[Agile Guide] – Agile Business Intelligence – Why Agile Works with BI

As the need for business intelligence grows, companies need ways to make smarter decisions based on historical, current, and predictive data. Business intelligence (BI) isn’t just reporting. Better business intelligence is better decision-making. Sometimes called a decision support system (DSS), the way BI systems are built can have major impacts on the way a business moves and adjusts to demanding market conditions.

Sounds like serious business? Yes, it can be.

Sean McClowry tells us that it is about time for Agile BI to take the stage-front. Since Agile prides itself in collaboration, frequent releases, accommodating change, and relentlessly managing scope, it just makes sense that as BI becomes more important to businesses, an Agile approach should be the way to go.

“BI professionals have long been advocates of 90-day increments… However, incremental isn’t agile no matter how short the increments or how fast the iterations. The agile difference is in participation and interaction–not just building things quickly, but building the right things quickly. The participative model of agile brings with it the promise of breaking away from the “just another report” syndrome that plagues virtually every BI team.” – Sean McClowry

So how does Agile BI work?

  1. Iterative, Incremental, Evolutionary – We build the system in small increments or “chunks” of user-valued functionality. And we evolve the working system by adapting to frequent user feedback.
  2. Feature Driven Development – What users of BI systems care about is the presentation of, and access to information that either helps them solve a business problem or make better business decisions. Every iteration must produce at least one new user-valued feature.
  3. Production Quality – Integrate testing and QA early and continuously into the development process.
  4. Barely Sufficient Processes – Traditional styles of BI development are rife with a high degree of ceremony. Agile BI emphasizes a sufficient amount of ceremony to meet the practical needs of the project (and future generations) but nothing more.
  5. Automation – The only way to be truly agile is to automate as many routine processes as possible. Agile BI teams seek to automate any process that is done more than once. The more you can automate, the more you can focus on developing user features.
  6. Collaboration –Agile business intelligence acknowledges that there is a broader project community that shares responsibility for project success. Frequent collaboration between the technical and user communities is critical to success.
  7. Self-Organizing Teams – The agile project manager’s role is to enable the team to work their magic; and to facilitate a high degree of collaboration with users and other members of the project community.

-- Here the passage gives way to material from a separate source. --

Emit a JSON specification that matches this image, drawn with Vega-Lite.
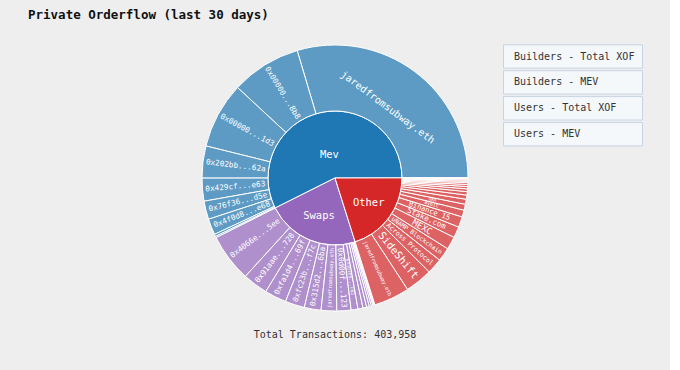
{
  "$schema": "https://vega.github.io/schema/vega-lite/v6.json",
  "background": "#eeeeee",
  "padding": {"left": 0, "top": 8, "right": 0, "bottom": 36},
  "title": {"text": "Private Orderflow (last 30 days)", "anchor": "start", "dx": 28, "font": "DejaVu Sans Mono", "fontSize": 12.5, "fontWeight": "bold", "color": "#111111", "offset": 9},
  "datasets": {
    "flow": [
      {"parent": "Mev", "label": "jaredfromsubway.eth", "value": 119504},
      {"parent": "Mev", "label": "0x00000...8b8", "value": 34336},
      {"parent": "Mev", "label": "0x00000...1d3", "value": 32429},
      {"parent": "Mev", "label": "0x202bb...62a", "value": 15709},
      {"parent": "Mev", "label": "0x429cf...e63", "value": 11221},
      {"parent": "Mev", "label": "0x76f36...d5e", "value": 8977},
      {"parent": "Mev", "label": "0x4f0d8...e68", "value": 7855},
      {"parent": "Mev", "label": "0x6b75d...d1f", "value": 1122},
      {"parent": "Mev", "label": "0x1f2f1...8a3", "value": 675},
      {"parent": "Swaps", "label": "0x4066e...5ee", "value": 23564},
      {"parent": "Swaps", "label": "0x91aae...728", "value": 12343},
      {"parent": "Swaps", "label": "0xfa1d4...69f", "value": 10660},
      {"parent": "Swaps", "label": "0xfc23b...f7c", "value": 9538},
      {"parent": "Swaps", "label": "0x315d2...6ba", "value": 8191},
      {"parent": "Swaps", "label": "jaredfromsubway.eth", "value": 7630},
      {"parent": "Swaps", "label": "0x0d00f...123", "value": 6957},
      {"parent": "Swaps", "label": "0x3b1e8...c02", "value": 3366},
      {"parent": "Swaps", "label": "0x8c9a4...e17", "value": 2469},
      {"parent": "Swaps", "label": "0x5e0b2...94d", "value": 1795},
      {"parent": "Swaps", "label": "0xa77f3...b60", "value": 1347},
      {"parent": "Swaps", "label": "0x2d6c9...f38", "value": 1010},
      {"parent": "Swaps", "label": "0xe41a0...7c5", "value": 785},
      {"parent": "Swaps", "label": "0x93b57...0ad", "value": 561},
      {"parent": "Swaps", "label": "0x14c8e...d29", "value": 449},
      {"parent": "Other", "label": "jaredfromsubway.eth", "value": 17505},
      {"parent": "Other", "label": "SideShift", "value": 13465},
      {"parent": "Other", "label": "Across Protocol", "value": 7630},
      {"parent": "Other", "label": "uNAMP Blockchain", "value": 6733},
      {"parent": "Other", "label": "MEXC", "value": 6284},
      {"parent": "Other", "label": "Stake.com", "value": 5498},
      {"parent": "Other", "label": "Binance 15", "value": 5162},
      {"parent": "Other", "label": "Bybit", "value": 3366},
      {"parent": "Other", "label": "OKX", "value": 2917},
      {"parent": "Other", "label": "KuCoin", "value": 2469},
      {"parent": "Other", "label": "Gate.io", "value": 2020},
      {"parent": "Other", "label": "Bitget", "value": 1683},
      {"parent": "Other", "label": "HTX", "value": 1347},
      {"parent": "Other", "label": "Kraken", "value": 1122},
      {"parent": "Other", "label": "Crypto.com", "value": 1010},
      {"parent": "Other", "label": "Coinbase", "value": 898},
      {"parent": "Other", "label": "Bitfinex", "value": 673},
      {"parent": "Other", "label": "Gemini", "value": 561},
      {"parent": "Other", "label": "Bitstamp", "value": 449},
      {"parent": "Other", "label": "Upbit", "value": 337},
      {"parent": "Other", "label": "Bithumb", "value": 224},
      {"parent": "Other", "label": "Poloniex", "value": 112}
    ],
    "buttons": [
      {"button": "Builders - Total XOF"},
      {"button": "Builders - MEV"},
      {"button": "Users - Total XOF"},
      {"button": "Users - MEV"}
    ]
  },
  "vconcat": [
    {
      "width": 670,
      "height": 296,
      "title": {"text": "Total Transactions: 403,958", "orient": "bottom", "anchor": "middle", "font": "DejaVu Sans Mono", "fontSize": 10, "fontWeight": "normal", "color": "#333333", "offset": 4},
      "layer": [
        {
          "data": {"name": "flow"},
          "transform": [
            {"aggregate": [{"op": "sum", "field": "value", "as": "pv"}], "groupby": ["parent"]},
            {"stack": "pv", "groupby": [], "sort": [{"field": "pv", "order": "descending"}], "as": ["s0", "s1"]}
          ],
          "mark": {"type": "arc", "outerRadius": 67, "innerRadius": 0, "stroke": "white", "strokeWidth": 1},
          "encoding": {
            "theta": {"field": "s0", "type": "quantitative", "scale": {"range": [1.5707963, -4.712389], "nice": false, "zero": true}},
            "theta2": {"field": "s1"},
            "color": {"field": "parent", "type": "nominal", "scale": {"domain": ["Mev", "Swaps", "Other"], "range": ["#1f77b4", "#9467bd", "#d62728"]}, "legend": null}
          }
        },
        {
          "data": {"name": "flow"},
          "transform": [
            {"joinaggregate": [{"op": "sum", "field": "value", "as": "ptotal"}], "groupby": ["parent"]},
            {"stack": "value", "groupby": [], "sort": [{"field": "ptotal", "order": "descending"}, {"field": "value", "order": "descending"}], "as": ["s0", "s1"]}
          ],
          "mark": {"type": "arc", "outerRadius": 133, "innerRadius": 67, "stroke": "white", "strokeWidth": 1, "fillOpacity": 0.7},
          "encoding": {
            "theta": {"field": "s0", "type": "quantitative"},
            "theta2": {"field": "s1"},
            "color": {"field": "parent", "type": "nominal", "legend": null}
          }
        },
        {
          "data": {"name": "flow"},
          "transform": [
            {"aggregate": [{"op": "sum", "field": "value", "as": "pv"}], "groupby": ["parent"]},
            {"joinaggregate": [{"op": "sum", "field": "pv", "as": "total"}]},
            {"stack": "pv", "groupby": [], "sort": [{"field": "pv", "order": "descending"}], "as": ["s0", "s1"]},
            {"calculate": "(datum.s0+datum.s1)/2", "as": "mid"},
            {"calculate": "(datum.s1-datum.s0)/datum.total*PI", "as": "ha"},
            {"calculate": "2*67*sin(datum.ha)/(3*datum.ha)", "as": "rc"}
          ],
          "mark": {"type": "text", "font": "DejaVu Sans Mono", "fontSize": 10.5, "fill": "white", "align": "center", "baseline": "middle"},
          "encoding": {
            "theta": {"field": "mid", "type": "quantitative"},
            "radius": {"field": "rc", "type": "quantitative", "scale": null},
            "text": {"field": "parent", "type": "nominal"}
          }
        },
        {
          "data": {"name": "flow"},
          "transform": [
            {"joinaggregate": [{"op": "sum", "field": "value", "as": "ptotal"}], "groupby": ["parent"]},
            {"joinaggregate": [{"op": "sum", "field": "value", "as": "total"}]},
            {"stack": "value", "groupby": [], "sort": [{"field": "ptotal", "order": "descending"}, {"field": "value", "order": "descending"}], "as": ["s0", "s1"]},
            {"calculate": "(datum.s0+datum.s1)/2", "as": "mid"},
            {"calculate": "(datum.s1-datum.s0)/datum.total*360", "as": "span"},
            {"calculate": "(450-360*datum.mid/datum.total)%360", "as": "t"},
            {"calculate": "datum.span>60", "as": "tang"},
            {"calculate": "datum.tang ? ((datum.t<90||datum.t>270) ? datum.t : datum.t-180) : (datum.t<180 ? datum.t-90 : datum.t+90)", "as": "rot"},
            {"calculate": "datum.tang ? 10 : min(10.5, 100/length(datum.label), datum.span*PI/180*100*0.9)", "as": "fs"},
            {"calculate": "datum.tang ? 88 : 100", "as": "rr"},
            {"filter": "datum.fs>=3.5"}
          ],
          "mark": {"type": "text", "font": "DejaVu Sans Mono", "fill": "white", "align": "center", "baseline": "middle"},
          "encoding": {
            "theta": {"field": "mid", "type": "quantitative"},
            "radius": {"field": "rr", "type": "quantitative", "scale": null},
            "angle": {"field": "rot", "type": "quantitative", "scale": null},
            "size": {"field": "fs", "type": "quantitative", "scale": null},
            "text": {"field": "label", "type": "nominal"}
          }
        },
        {
          "data": {"name": "buttons"},
          "mark": {"type": "point", "filled": true, "opacity": 0, "size": 0},
          "encoding": {
            "fill": {
              "field": "button", "type": "nominal",
              "scale": {"domain": ["Builders - Total XOF", "Builders - MEV", "Users - Total XOF", "Users - MEV"], "range": ["#f5f8fa", "#f5f8fa", "#f5f8fa", "#f5f8fa"]},
              "legend": {
                "orient": "none", "legendX": 503, "legendY": 16, "title": null,
                "symbolType": "M-1,-1.17H12.9V1.17H-1Z", "symbolSize": 400,
                "symbolStrokeColor": "#c8d4e3", "symbolStrokeWidth": 1, "symbolOpacity": 1,
                "labelOffset": -10, "labelFont": "DejaVu Sans Mono", "labelFontSize": 10, "labelColor": "#333333",
                "rowPadding": -3.1, "padding": 0, "labelLimit": 300,
                "encode": {"symbols": {"update": {"stroke": {"value": "#c8d4e3"}, "strokeWidth": {"value": 1}, "opacity": {"value": 1}, "fill": {"value": "#f5f8fa"}}}}
              }
            }
          }
        }
      ]
    }
  ],
  "config": {"view": {"stroke": null}, "concat": {"spacing": 0}}
}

“I have found agile framework especially useful in the BI context where development (enhancements to BI landscape) and support (sustenance of the existing BI infrastructure) happens concurrently.”

Some great points here. Business intelligence is moving at a rapid pace and Agile can help with this.

“Non-Agile BI platforms and applications will be increasingly challenged to keep pace with a world moving at lightning speed.”

[HT: SmartDataCollective]

4 Replies to “[Agile Guide] – Agile Business Intelligence – Why Agile Works with BI”

  1. Great points here. We at ModCloth.com have been using Agile practices in our BI team, with limited success in the beginning and greater success lately.

    We have realized many of the benefits listed here. The biggest benefit for the team has been clarity around priorities and a manageable workload. We’ve eliminated requests going to an individual and that person feeling responsible for completing it ASAP. Now, we have a backlog that is cultivated by the team lead weekly, and stress levels are back at a normal level.

    We’re still struggling through defining a minimum viable product and getting people comfortable with the “barely sufficient processes” section, but I think we’ll get there.

    I highly encourage other teams considering implementing Agile practices to go for it.

    1. Thanks so much for sharing! Looks like you guys are really taking on some of the Agile principles that bring value to your particular team! Thank goodness for backlog management!

      In regards to your minimum viable product, you could go through a Story Mapping Process and Value Stream Map process for your product owners to go through. Having your PO’s sit together and simply ask the question: “What is the 1 (one) feature that you absolutely need” is a great place to start.